Jack, it strikes me that the proposal to increase the rate of compulsory modulation from Pillar 1 direct payments to Pillar 2 rural development could be the most controversial part of this package. Recall that the original Commission dynamic modulation proposal for the Mid Term Review in 2002 was that all direct payments would be reduced annually by 3% to reach 20%, but that the final agreement provided only for 5% compulsory modulation. Suppose the Commission tries to reintroduce its original proposal as part of the Health Check, what reactions can we expect?
Farmers are likely to oppose it because it reduces the value of the Single Farm Payment or the remaining coupled direct payments, at a time when its value is anyway being reduced by inflation and there is the likelihood that cuts will be required anyway under the financial discipline provision once the new Member States reach close to the EU15 level of payments. Farmers opposed the additional voluntary modulation in the UK, even though most of those funds were being returned to farmers in the form of higher agri-environment payments, and the modulated payments leveraged a further financial contribution from the UK Exchequer (40% in England) which otherwise would not have been available.
Ministries of Agriculture will not like it because they are not certain they can find ways to spend this additional money. For example, France introduced voluntary modulation under the Agenda 2000 financial perspective but suspended its use in May 2002 because it couldn’t spend the level of receipts that were being generated. Any additional modulated funds would require a revision of the Rural Development Programmes now being painfully and belatedly approved by the Commission for the 2007-2013 period.
Ministries of Finance will not like it because Pillar 2 spending requires the Member States to come up with additional national funding if they are to draw down the EU funds – at least 40% and maybe more. Also, some Member States will find that they will not receive back in Pillar 2 spending what they give up to the EAFRD in terms of modulated funds under the Allocation Key agreed to divide up these funds – although, conversely, this could be an attraction to some Member States who might stand to gain a somewhat larger transfer of funds from Brussels as a result.
Although there are lots of groups, including the European Parliament, who would like to see more spending on rural development, this is a formidable array of opponents. What might the Commission propose to buy off some of this opposition?
– the requirement for matching funding could be reduced or even eliminated, as is the case for voluntary modulation at the moment.
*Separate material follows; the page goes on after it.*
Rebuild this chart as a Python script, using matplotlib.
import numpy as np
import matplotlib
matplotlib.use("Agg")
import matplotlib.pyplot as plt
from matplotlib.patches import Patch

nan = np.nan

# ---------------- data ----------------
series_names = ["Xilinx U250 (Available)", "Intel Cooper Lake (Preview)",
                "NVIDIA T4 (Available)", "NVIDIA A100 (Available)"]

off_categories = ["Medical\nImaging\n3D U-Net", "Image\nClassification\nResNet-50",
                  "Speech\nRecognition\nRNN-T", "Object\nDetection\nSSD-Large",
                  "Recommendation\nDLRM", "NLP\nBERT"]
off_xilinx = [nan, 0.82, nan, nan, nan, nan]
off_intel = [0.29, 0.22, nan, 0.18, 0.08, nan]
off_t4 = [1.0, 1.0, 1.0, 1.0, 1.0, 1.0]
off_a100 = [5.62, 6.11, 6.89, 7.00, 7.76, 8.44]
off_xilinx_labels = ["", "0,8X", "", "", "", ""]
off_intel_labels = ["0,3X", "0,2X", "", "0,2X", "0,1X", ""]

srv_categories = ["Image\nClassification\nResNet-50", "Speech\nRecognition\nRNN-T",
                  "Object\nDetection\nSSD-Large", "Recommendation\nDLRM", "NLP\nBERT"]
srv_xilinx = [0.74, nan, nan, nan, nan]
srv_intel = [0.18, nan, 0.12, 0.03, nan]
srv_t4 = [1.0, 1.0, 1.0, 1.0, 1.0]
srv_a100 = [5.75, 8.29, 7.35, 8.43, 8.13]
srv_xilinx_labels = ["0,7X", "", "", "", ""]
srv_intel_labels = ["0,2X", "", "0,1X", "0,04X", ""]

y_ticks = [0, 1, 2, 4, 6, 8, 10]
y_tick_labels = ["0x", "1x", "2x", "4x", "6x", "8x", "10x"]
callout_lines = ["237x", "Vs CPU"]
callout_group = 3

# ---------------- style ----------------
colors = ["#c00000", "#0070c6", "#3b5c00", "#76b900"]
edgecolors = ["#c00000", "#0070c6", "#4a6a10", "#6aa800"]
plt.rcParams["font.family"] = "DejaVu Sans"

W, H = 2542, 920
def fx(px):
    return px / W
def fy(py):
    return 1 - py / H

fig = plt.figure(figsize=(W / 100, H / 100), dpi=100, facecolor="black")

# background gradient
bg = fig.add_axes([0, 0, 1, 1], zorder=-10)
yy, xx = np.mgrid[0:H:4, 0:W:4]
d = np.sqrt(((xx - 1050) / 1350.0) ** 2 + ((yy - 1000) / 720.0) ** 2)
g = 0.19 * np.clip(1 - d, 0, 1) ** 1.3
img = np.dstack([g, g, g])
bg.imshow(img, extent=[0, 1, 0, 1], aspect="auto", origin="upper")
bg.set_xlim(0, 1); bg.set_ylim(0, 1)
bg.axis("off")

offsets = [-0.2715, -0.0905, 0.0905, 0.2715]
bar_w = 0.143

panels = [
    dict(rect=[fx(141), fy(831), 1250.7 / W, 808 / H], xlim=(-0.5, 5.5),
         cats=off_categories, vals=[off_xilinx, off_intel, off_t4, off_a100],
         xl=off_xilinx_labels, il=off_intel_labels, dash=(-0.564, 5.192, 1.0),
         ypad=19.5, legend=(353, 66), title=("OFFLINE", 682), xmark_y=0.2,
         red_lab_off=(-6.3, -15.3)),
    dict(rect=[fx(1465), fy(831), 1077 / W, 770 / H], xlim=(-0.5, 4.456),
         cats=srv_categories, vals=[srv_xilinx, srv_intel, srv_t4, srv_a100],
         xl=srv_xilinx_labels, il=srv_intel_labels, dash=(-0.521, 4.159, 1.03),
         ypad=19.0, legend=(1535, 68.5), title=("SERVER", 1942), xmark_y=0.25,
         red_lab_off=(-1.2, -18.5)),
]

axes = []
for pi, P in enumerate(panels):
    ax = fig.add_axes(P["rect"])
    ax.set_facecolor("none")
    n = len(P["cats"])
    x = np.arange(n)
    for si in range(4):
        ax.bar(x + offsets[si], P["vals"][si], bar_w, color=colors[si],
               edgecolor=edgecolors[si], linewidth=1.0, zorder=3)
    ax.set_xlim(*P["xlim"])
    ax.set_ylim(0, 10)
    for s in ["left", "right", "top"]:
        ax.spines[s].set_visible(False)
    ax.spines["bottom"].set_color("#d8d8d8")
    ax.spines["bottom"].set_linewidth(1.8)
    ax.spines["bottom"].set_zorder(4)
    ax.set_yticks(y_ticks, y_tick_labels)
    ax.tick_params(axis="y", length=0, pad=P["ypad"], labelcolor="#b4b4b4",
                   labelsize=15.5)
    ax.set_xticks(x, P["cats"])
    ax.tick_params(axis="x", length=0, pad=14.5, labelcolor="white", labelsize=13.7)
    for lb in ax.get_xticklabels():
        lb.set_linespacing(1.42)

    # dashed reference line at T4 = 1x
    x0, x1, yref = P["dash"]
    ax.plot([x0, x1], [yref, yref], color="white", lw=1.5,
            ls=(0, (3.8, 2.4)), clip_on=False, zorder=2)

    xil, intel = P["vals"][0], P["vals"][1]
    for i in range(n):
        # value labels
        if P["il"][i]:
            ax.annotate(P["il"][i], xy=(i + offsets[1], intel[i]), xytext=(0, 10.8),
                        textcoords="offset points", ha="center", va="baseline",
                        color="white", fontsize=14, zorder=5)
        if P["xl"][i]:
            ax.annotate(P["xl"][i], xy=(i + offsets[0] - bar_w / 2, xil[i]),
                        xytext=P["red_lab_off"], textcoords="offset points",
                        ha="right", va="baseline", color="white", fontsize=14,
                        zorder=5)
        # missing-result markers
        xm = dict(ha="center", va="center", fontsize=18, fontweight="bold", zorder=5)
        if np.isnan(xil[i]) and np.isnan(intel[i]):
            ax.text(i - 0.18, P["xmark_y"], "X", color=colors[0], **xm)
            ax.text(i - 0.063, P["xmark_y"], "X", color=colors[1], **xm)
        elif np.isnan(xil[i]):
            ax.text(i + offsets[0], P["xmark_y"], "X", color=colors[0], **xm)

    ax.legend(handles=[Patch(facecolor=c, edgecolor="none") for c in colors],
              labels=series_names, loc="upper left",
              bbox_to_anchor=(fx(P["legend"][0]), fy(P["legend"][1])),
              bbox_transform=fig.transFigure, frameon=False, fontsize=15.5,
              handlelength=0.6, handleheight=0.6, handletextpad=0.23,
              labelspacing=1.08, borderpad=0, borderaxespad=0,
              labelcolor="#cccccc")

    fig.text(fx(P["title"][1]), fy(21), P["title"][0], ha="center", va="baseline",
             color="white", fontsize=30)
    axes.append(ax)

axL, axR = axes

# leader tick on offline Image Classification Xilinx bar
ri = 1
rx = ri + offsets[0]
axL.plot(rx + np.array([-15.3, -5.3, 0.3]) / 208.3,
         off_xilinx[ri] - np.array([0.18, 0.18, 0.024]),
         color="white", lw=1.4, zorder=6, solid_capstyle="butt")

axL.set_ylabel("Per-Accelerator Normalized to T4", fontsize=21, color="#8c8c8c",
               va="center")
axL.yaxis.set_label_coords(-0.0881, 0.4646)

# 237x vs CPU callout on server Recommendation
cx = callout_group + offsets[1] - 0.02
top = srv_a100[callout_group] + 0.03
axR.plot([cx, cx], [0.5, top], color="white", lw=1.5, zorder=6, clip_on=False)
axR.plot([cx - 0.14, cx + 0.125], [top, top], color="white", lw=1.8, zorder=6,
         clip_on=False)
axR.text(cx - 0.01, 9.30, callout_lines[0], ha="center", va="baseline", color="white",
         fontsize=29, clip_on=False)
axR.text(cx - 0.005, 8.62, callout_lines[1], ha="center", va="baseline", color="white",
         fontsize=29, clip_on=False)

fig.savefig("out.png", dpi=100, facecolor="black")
This would make further modulation more attractive to Ministries of Finance.
– if the Commission agreed that 100% of the additional funds would be returned to the Member State where the funds were generated, rather than the minimum of 80% (90% in Germany) as at present, this would also reduce opposition from countries who might fear losing some of their present transfers.
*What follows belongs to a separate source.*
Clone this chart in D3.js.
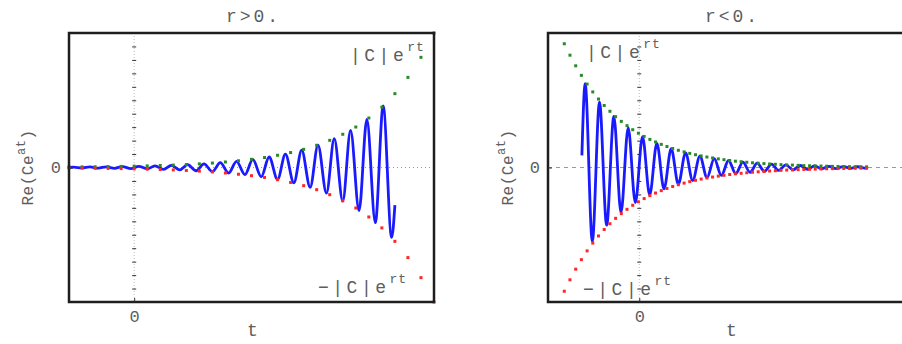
<!DOCTYPE html>
<html lang="en">
<head>
<meta charset="UTF-8">
<title>Re(Ce^at) for r&gt;0 and r&lt;0</title>
<script src="https://d3js.org/d3.v7.min.js"></script>
<style>
  body { margin: 0; background: #fff; }
  svg text { font-family: "Liberation Mono", "DejaVu Sans Mono", monospace; fill: #5e5e5e; }
</style>
</head>
<body>
<svg id="chart" width="902" height="344"></svg>
<script>
// ---- data ----
// left panel (r>0): envelope dots every 0.2 in t
const leftDotT = [-1.0,-0.8,-0.6,-0.4,-0.2,0.0,0.2,0.4,0.6,0.8,1.0,1.2,1.4,1.6,1.8,2.0,2.2,2.4,2.6,2.8,3.0,3.2,3.4,3.6,3.8,4.0,4.2,4.4,4.6];
const leftDotV = [0.0037,0.0045,0.0055,0.0067,0.0082,0.010,0.012,0.015,0.018,0.022,0.027,0.033,0.041,0.050,0.061,0.074,0.091,0.111,0.135,0.165,0.202,0.247,0.301,0.368,0.449,0.549,0.670,0.819,1.0];
// left blue curve: start, peaks, troughs, end
const leftStart = [-1.0, 0.0];
const leftEnd = [4.0, -0.28];
const leftPeakT = [-0.93,-0.68,-0.43,-0.18,0.07,0.32,0.57,0.82,1.07,1.32,1.57,1.82,2.07,2.32,2.57,2.82,3.07,3.32,3.57,3.82];
const leftPeakV = [0.003,0.004,0.005,0.007,0.009,0.012,0.016,0.021,0.027,0.036,0.046,0.060,0.078,0.100,0.129,0.167,0.215,0.276,0.357,0.458];
const leftTroughT = [-0.80,-0.55,-0.30,-0.05,0.20,0.45,0.70,0.95,1.20,1.45,1.70,1.95,2.20,2.45,2.70,2.95,3.20,3.45,3.70,3.95];
const leftTroughV = [-0.0035,-0.0045,-0.006,-0.008,-0.010,-0.014,-0.018,-0.024,-0.031,-0.041,-0.053,-0.069,-0.089,-0.114,-0.148,-0.19,-0.25,-0.32,-0.41,-0.52];

// right panel (r<0)
const rightDotT = [-1.150,-1.063,-0.975,-0.888,-0.800,-0.713,-0.625,-0.538,-0.450,-0.363,-0.275,-0.188,-0.100,-0.013,0.075,0.163,0.250,0.338,0.425,0.513,0.600,0.688,0.775,0.863,0.950,1.038,1.125,1.213,1.300,1.388,1.475,1.563,1.650,1.738,1.825,1.913,2.000,2.088,2.175,2.263,2.350,2.438,2.525,2.613,2.700,2.788,2.875,2.963,3.050,3.138,3.225,3.313,3.400,3.488];
const rightDotV = [0.92,0.835,0.756,0.685,0.620,0.562,0.509,0.461,0.418,0.378,0.343,0.311,0.281,0.255,0.231,0.209,0.190,0.172,0.156,0.141,0.128,0.116,0.105,0.095,0.086,0.078,0.071,0.064,0.058,0.052,0.047,0.043,0.039,0.035,0.032,0.029,0.026,0.024,0.021,0.019,0.018,0.016,0.014,0.013,0.012,0.011,0.0095,0.0086,0.0078,0.0071,0.0064,0.0058,0.0052,0.0047];
const rightStart = [-0.88, 0.09];
const rightEnd = [3.50, -0.003];
const rightPeakT = [-0.83,-0.61,-0.39,-0.17,0.05,0.27,0.49,0.71,0.93,1.15,1.37,1.59,1.81,2.03,2.25,2.47,2.69,2.91,3.13,3.35];
const rightPeakV = [0.623,0.486,0.379,0.296,0.230,0.180,0.140,0.109,0.085,0.066,0.052,0.040,0.032,0.025,0.019,0.015,0.012,0.009,0.007,0.0055];
const rightTroughT = [-0.72,-0.50,-0.28,-0.06,0.16,0.38,0.60,0.82,1.04,1.26,1.48,1.70,1.92,2.14,2.36,2.58,2.80,3.02,3.24,3.46];
const rightTroughV = [-0.550,-0.429,-0.335,-0.261,-0.204,-0.159,-0.124,-0.097,-0.076,-0.059,-0.046,-0.036,-0.028,-0.022,-0.017,-0.013,-0.010,-0.008,-0.006,-0.005];

const tickLabels = ['0'];
const titles = ['r>0.', 'r<0.'];

// ---- layout ----
const frameW = 365, frameTop = 33, frameBottom = 302;
const svg = d3.select('#chart');

const panels = [
  { left: 69, tDomain: [-1.0, 4.6], title: titles[0], zeroDash: '1,3',
    dotT: leftDotT, dotV: leftDotV, start: leftStart, end: leftEnd,
    peakT: leftPeakT, peakV: leftPeakV, troughT: leftTroughT, troughV: leftTroughV,
    ylabX: 27, topLab: [350, 61], botLab: [318, 293] },
  { left: 548, tDomain: [-1.4, 4.2], title: titles[1], zeroDash: '4,4',
    dotT: rightDotT, dotV: rightDotV, start: rightStart, end: rightEnd,
    peakT: rightPeakT, peakV: rightPeakV, troughT: rightTroughT, troughV: rightTroughV,
    ylabX: 507, topLab: [586, 58], botLab: [583, 295] }
];

function addLabel(g, pos, main) {
  const t = g.append('text').attr('x', pos[0]).attr('y', pos[1])
    .attr('font-size', 18).attr('letter-spacing', 3.5);
  t.append('tspan').text(main);
  t.append('tspan').attr('dy', -10).attr('font-size', 13).attr('letter-spacing', 1).text('rt');
}

function drawPanel(p) {
  const x = d3.scaleLinear().domain(p.tDomain).range([p.left, p.left + frameW]);
  const y = d3.scaleLinear().domain([-1, 1]).range([frameBottom, frameTop]);
  const g = svg.append('g');

  // zero line
  g.append('line')
    .attr('x1', p.left).attr('x2', p.left + frameW)
    .attr('y1', y(0)).attr('y2', y(0))
    .attr('stroke', '#999').attr('stroke-width', 1).attr('stroke-dasharray', p.zeroDash);

  // vertical axis at t = 0 (dotted with small ticks)
  g.append('line')
    .attr('x1', x(0)).attr('x2', x(0)).attr('y1', frameTop).attr('y2', frameBottom)
    .attr('stroke', '#bbb').attr('stroke-width', 1).attr('stroke-dasharray', '1,2');
  const minor = d3.axisRight(y).tickValues(d3.range(-0.9, 0.95, 0.1)).tickSize(4).tickSizeOuter(0).tickFormat('');
  const ax = g.append('g').attr('transform', `translate(${x(0) - 2},0)`).call(minor);
  ax.select('.domain').remove();
  ax.selectAll('line').attr('stroke', '#c4c4c4');

  // blue curve
  const pts = [p.start];
  p.peakT.forEach((t, i) => pts.push([t, p.peakV[i]]));
  p.troughT.forEach((t, i) => pts.push([t, p.troughV[i]]));
  pts.push(p.end);
  pts.sort((a, b) => a[0] - b[0]);
  const line = d3.line().x(d => x(d[0])).y(d => y(d[1])).curve(d3.curveMonotoneX);
  g.append('path').attr('d', line(pts))
    .attr('fill', 'none').attr('stroke', '#1a1aff').attr('stroke-width', 2.8);

  // envelope dots
  g.selectAll('.up').data(p.dotT).join('rect').attr('class', 'up')
    .attr('x', d => x(d) - 1.5).attr('y', (d, i) => y(p.dotV[i]) - 1.5)
    .attr('width', 3).attr('height', 3).attr('fill', '#2a8a2a');
  g.selectAll('.dn').data(p.dotT).join('rect').attr('class', 'dn')
    .attr('x', d => x(d) - 1.5).attr('y', (d, i) => y(-p.dotV[i]) - 1.5)
    .attr('width', 3).attr('height', 3).attr('fill', '#ff2626');

  // frame
  g.append('rect').attr('x', p.left).attr('y', frameTop)
    .attr('width', frameW).attr('height', frameBottom - frameTop)
    .attr('fill', 'none').attr('stroke', '#1e1e1e').attr('stroke-width', 2.5);

  // frame ticks with labels
  const bx = g.append('g').attr('transform', `translate(0,${frameBottom})`)
    .call(d3.axisBottom(x).tickValues([0]).tickFormat(() => tickLabels[0]).tickSize(-4).tickPadding(8));
  bx.select('.domain').remove();
  const ly = g.append('g').attr('transform', `translate(${p.left},0)`)
    .call(d3.axisLeft(y).tickValues([0]).tickFormat(() => tickLabels[0]).tickSize(-4).tickPadding(8));
  ly.select('.domain').remove();
  g.selectAll('.tick line').attr('stroke', '#333');
  g.selectAll('.tick text').attr('font-size', 17).attr('font-family', '"Liberation Mono", monospace').attr('fill', '#66668a');

  // title
  g.append('text').attr('x', p.left + frameW / 2 + 2).attr('y', 22)
    .attr('text-anchor', 'middle').attr('font-size', 18).attr('letter-spacing', 3).text(p.title);
  // x label
  g.append('text').attr('x', p.left + frameW / 2 + 1).attr('y', 336)
    .attr('text-anchor', 'middle').attr('font-size', 18).text('t');
  // y label
  const yl = g.append('text').attr('transform', `translate(${p.ylabX + 6},${y(0)}) rotate(-90)`)
    .attr('text-anchor', 'middle').attr('font-size', 16).attr('letter-spacing', 0.5);
  yl.append('tspan').text('Re(Ce');
  yl.append('tspan').attr('dy', -8).attr('font-size', 12).text('at');
  yl.append('tspan').attr('dy', 8).text(')');

  // envelope labels
  addLabel(g, p.topLab, '|C|e');
  addLabel(g, p.botLab, '\u2212|C|e');
}

panels.forEach(drawPanel);
</script>
</body>
</html>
– removing the requirement that spending from the modulated funds must meet the minimum spending criteria under the three axes (10% for agricultural restructuring and rural development, respectively, and 25% for land management and agri-environment) would also give greater flexibility to Member States on how to spend this money.
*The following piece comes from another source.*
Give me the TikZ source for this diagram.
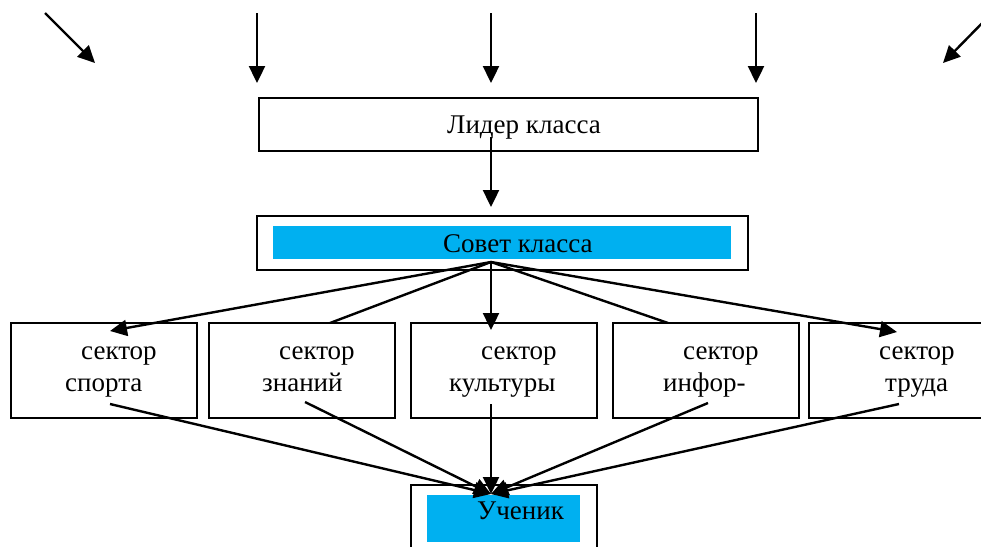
\documentclass[tikz,border=0pt]{standalone}
\usepackage{fontspec}
\setmainfont{Liberation Serif}
\usetikzlibrary{arrows.meta}
\definecolor{wordblue}{HTML}{00B0F0}
\begin{document}
\begin{tikzpicture}[x=1pt,y=-1pt,
  box/.style={draw=black,line width=2.4pt,fill=white},
  conn/.style={line width=2.4pt},
  arr/.style={conn,-{Triangle[length=17pt,width=16pt]}},
  txt/.style={anchor=base west,inner sep=0pt,font=\fontsize{27}{32}\selectfont}]
\useasboundingbox (0,0) rectangle (981,546);
\clip (0,0) rectangle (981,546);
\fill[white] (0,0) rectangle (981,546);
% top free arrows
\coordinate (t1s) at (45,13);  \coordinate (t1e) at (95,63);
\coordinate (t2s) at (257,13); \coordinate (t2e) at (257,83);
\coordinate (t3s) at (491,13); \coordinate (t3e) at (491,83);
\coordinate (t4s) at (756,13); \coordinate (t4e) at (756,83);
\coordinate (t5s) at (993,12); \coordinate (t5e) at (943,63);
\foreach \i in {1,...,5} \draw[arr] (t\i s) -- (t\i e);
% leader
\node[box,minimum width=499pt,minimum height=53pt,anchor=north west] (lider) at (258,97) {};
\node[txt] (lidert) at (447,133) {Лидер класса};
\coordinate (lo) at (491,137);
\coordinate (si) at (491,207);
\draw[arr] (lo) -- (si);
% sovet
\node[box,minimum width=491pt,minimum height=54pt,anchor=north west] (sovet) at (256,215) {};
\node[fill=wordblue,minimum width=458pt,minimum height=33pt,inner sep=0pt,anchor=north west] (sovetbl) at (273,226) {};
\node[txt] (sovett) at (443,252) {Совет класса};
\coordinate (so) at (491,262);
% sector connectors
\coordinate (a1) at (110,331);
\coordinate (a2) at (330,323);
\coordinate (a3) at (491,330);
\coordinate (a4) at (668,323);
\coordinate (a5) at (897,332);
\draw[conn] (so) -- (a2);
\draw[conn] (so) -- (a4);
% sectors
\node[box,minimum width=186pt,minimum height=95pt,anchor=north west] (s1) at (10,322) {};
\node[box,minimum width=186pt,minimum height=95pt,anchor=north west] (s2) at (208,322) {};
\node[box,minimum width=186pt,minimum height=95pt,anchor=north west] (s3) at (410,322) {};
\node[box,minimum width=186pt,minimum height=95pt,anchor=north west] (s4) at (612,322) {};
\node[box,minimum width=186pt,minimum height=95pt,anchor=north west] (s5) at (808,322) {};
\draw[arr] (so) -- (a1);
\draw[arr] (so) -- (a3);
\draw[arr] (so) -- (a5);
\node[txt] (s1a) at (81,359) {сектор};
\node[txt] (s1b) at (65,391) {спорта};
\node[txt] (s2a) at (279,359) {сектор};
\node[txt] (s2b) at (262,391) {знаний};
\node[txt] (s3a) at (481,359) {сектор};
\node[txt] (s3b) at (449,391) {культуры};
\node[txt] (s4a) at (683,359) {сектор};
\node[txt] (s4b) at (663,391) {инфор-};
\node[txt] (s5a) at (879,359) {сектор};
\node[txt] (s5b) at (885,391) {труда};
% student
\node[box,minimum width=186pt,minimum height=100pt,anchor=north west] (uch) at (410,484) {};
\node[fill=wordblue,minimum width=153pt,minimum height=47pt,inner sep=0pt,anchor=north west] (uchbl) at (427,495) {};
\node[txt] (ucht) at (477,519) {Ученик};
\coordinate (b1) at (110,404);
\coordinate (b2) at (305,402);
\coordinate (b3) at (491,404);
\coordinate (b4) at (708,403);
\coordinate (b5) at (899,404);
\coordinate (ui) at (491,494);
\foreach \i in {1,...,5} \draw[arr] (b\i) -- (ui);
\end{tikzpicture}
\end{document}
– as would reducing the co-financing rate required for existing RD spending, which would release some national funds to help co-finance the new modulated expenditure.
– finally, to address farmer opposition, the Commission could propose agreement on a higher rate of compulsory modulation in the Health Check but postpone its implementation until after 2013 when the future of the Single Farm Payment is being heavily discounted by farmers anyway.
What is clear is that there is plenty of material for a good scrap over increased compulsory modulation and that the devil will be in the detail of any final agreement.